◆ **INSTRUCTIONS FOR THE TASK**
Each line from the beginning of the data below through the line containing "0.08, 0.168, 0.252];" should be repeated exactly, please.

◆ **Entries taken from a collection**
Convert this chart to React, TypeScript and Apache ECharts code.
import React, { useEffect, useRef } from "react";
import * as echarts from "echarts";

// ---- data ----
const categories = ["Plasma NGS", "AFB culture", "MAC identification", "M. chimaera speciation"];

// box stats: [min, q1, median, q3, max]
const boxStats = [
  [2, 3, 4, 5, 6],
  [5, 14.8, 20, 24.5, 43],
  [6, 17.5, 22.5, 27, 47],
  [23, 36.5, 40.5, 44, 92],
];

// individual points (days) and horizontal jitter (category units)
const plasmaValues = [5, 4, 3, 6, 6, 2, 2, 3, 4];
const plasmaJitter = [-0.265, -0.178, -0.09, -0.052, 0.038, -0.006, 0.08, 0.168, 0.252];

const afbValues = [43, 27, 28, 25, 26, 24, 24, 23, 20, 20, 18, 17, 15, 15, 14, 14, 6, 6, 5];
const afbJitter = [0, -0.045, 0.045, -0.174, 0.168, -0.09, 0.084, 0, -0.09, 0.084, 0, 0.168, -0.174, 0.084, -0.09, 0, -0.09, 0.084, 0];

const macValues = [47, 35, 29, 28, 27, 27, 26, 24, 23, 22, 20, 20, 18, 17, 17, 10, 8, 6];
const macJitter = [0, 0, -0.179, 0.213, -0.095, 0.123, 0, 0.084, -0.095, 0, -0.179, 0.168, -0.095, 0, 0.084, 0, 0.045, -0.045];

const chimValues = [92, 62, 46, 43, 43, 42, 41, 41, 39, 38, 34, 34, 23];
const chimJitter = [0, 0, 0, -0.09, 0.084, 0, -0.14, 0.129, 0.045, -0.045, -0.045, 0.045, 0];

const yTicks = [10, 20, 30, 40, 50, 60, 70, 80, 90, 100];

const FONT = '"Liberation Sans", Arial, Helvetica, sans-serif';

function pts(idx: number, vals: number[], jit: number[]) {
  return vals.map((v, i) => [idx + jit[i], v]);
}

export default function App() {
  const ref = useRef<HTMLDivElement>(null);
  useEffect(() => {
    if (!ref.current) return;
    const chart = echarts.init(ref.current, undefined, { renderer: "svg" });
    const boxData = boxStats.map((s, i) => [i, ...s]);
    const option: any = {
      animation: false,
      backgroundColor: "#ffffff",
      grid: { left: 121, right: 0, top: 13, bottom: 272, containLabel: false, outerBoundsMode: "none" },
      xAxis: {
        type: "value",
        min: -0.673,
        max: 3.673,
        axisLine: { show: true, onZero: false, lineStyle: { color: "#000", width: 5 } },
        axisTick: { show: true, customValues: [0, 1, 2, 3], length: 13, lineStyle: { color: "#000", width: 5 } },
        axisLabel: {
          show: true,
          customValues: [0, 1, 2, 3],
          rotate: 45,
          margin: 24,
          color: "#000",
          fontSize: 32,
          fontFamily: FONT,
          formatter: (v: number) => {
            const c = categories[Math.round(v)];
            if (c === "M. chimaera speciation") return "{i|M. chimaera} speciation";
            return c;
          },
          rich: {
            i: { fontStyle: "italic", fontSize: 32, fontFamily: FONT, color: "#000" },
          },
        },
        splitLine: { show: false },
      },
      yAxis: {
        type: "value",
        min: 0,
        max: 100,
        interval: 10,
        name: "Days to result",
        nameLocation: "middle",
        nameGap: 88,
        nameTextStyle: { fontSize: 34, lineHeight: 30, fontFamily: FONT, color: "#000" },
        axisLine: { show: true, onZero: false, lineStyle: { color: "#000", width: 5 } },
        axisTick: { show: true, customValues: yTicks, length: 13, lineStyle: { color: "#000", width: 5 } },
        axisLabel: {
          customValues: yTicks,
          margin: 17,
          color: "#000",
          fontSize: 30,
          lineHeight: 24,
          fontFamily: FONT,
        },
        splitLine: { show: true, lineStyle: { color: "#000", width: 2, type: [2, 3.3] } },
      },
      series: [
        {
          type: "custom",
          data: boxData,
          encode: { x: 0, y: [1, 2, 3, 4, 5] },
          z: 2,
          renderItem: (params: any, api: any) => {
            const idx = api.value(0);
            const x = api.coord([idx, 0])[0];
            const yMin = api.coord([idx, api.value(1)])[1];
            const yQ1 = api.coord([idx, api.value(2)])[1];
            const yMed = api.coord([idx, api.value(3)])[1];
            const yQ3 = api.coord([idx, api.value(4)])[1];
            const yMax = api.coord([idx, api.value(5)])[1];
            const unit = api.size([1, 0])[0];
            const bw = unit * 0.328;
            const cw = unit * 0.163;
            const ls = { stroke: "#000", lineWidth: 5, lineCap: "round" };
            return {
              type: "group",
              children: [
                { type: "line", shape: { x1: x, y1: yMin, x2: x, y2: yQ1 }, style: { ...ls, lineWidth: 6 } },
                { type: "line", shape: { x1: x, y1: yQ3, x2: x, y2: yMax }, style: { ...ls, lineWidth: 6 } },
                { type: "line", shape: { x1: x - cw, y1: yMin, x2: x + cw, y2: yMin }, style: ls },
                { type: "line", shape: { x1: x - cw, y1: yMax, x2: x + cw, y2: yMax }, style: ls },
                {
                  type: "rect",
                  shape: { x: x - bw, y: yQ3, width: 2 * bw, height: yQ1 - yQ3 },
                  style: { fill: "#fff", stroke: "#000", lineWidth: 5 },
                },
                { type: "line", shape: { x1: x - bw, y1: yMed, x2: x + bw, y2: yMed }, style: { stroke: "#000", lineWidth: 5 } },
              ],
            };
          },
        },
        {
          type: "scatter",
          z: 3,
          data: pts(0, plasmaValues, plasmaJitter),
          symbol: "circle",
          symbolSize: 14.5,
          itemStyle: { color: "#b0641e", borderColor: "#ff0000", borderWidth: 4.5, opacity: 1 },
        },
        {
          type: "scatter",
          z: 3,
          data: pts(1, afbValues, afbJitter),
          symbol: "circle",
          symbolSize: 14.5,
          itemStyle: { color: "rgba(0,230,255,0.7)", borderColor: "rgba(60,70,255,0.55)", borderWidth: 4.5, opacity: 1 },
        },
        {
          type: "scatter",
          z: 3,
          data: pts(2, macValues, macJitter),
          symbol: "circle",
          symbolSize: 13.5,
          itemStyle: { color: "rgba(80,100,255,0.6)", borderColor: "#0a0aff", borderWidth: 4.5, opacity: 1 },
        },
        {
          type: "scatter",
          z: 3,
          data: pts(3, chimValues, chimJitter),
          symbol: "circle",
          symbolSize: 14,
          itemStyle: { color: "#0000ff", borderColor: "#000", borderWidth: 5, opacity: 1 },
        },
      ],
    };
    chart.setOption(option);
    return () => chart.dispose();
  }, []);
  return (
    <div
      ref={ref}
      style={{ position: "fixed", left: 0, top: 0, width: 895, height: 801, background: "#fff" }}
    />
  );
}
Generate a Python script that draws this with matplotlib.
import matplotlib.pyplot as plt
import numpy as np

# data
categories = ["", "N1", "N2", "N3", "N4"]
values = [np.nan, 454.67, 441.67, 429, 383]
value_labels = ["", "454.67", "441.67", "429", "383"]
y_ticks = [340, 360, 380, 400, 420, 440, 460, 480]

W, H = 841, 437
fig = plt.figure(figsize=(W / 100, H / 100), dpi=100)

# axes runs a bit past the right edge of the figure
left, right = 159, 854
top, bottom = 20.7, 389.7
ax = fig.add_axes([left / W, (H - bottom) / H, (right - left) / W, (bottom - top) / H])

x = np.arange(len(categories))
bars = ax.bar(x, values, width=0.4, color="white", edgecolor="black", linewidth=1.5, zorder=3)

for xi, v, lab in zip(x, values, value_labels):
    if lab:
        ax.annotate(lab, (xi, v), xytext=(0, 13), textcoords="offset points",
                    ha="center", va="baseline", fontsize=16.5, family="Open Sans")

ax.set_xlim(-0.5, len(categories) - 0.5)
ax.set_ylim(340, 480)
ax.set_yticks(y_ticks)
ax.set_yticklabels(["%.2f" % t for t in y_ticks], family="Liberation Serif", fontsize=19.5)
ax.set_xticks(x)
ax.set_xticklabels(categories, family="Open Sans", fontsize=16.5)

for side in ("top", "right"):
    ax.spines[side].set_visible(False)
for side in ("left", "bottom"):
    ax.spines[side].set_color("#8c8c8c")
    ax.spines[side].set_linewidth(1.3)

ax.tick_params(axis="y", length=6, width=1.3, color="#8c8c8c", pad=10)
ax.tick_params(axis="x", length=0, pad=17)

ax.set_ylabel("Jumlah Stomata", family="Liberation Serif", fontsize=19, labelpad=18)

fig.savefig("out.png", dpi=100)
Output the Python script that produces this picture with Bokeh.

◆ **EXERCISE OUTPUT**
Convert this chart to React, TypeScript and Apache ECharts code.
import React, { useEffect, useRef } from "react";
import * as echarts from "echarts";

// ---- data ----
const categories = ["Plasma NGS", "AFB culture", "MAC identification", "M. chimaera speciation"];

// box stats: [min, q1, median, q3, max]
const boxStats = [
  [2, 3, 4, 5, 6],
  [5, 14.8, 20, 24.5, 43],
  [6, 17.5, 22.5, 27, 47],
  [23, 36.5, 40.5, 44, 92],
];

// individual points (days) and horizontal jitter (category units)
const plasmaValues = [5, 4, 3, 6, 6, 2, 2, 3, 4];
const plasmaJitter = [-0.265, -0.178, -0.09, -0.052, 0.038, -0.006, 0.08, 0.168, 0.252];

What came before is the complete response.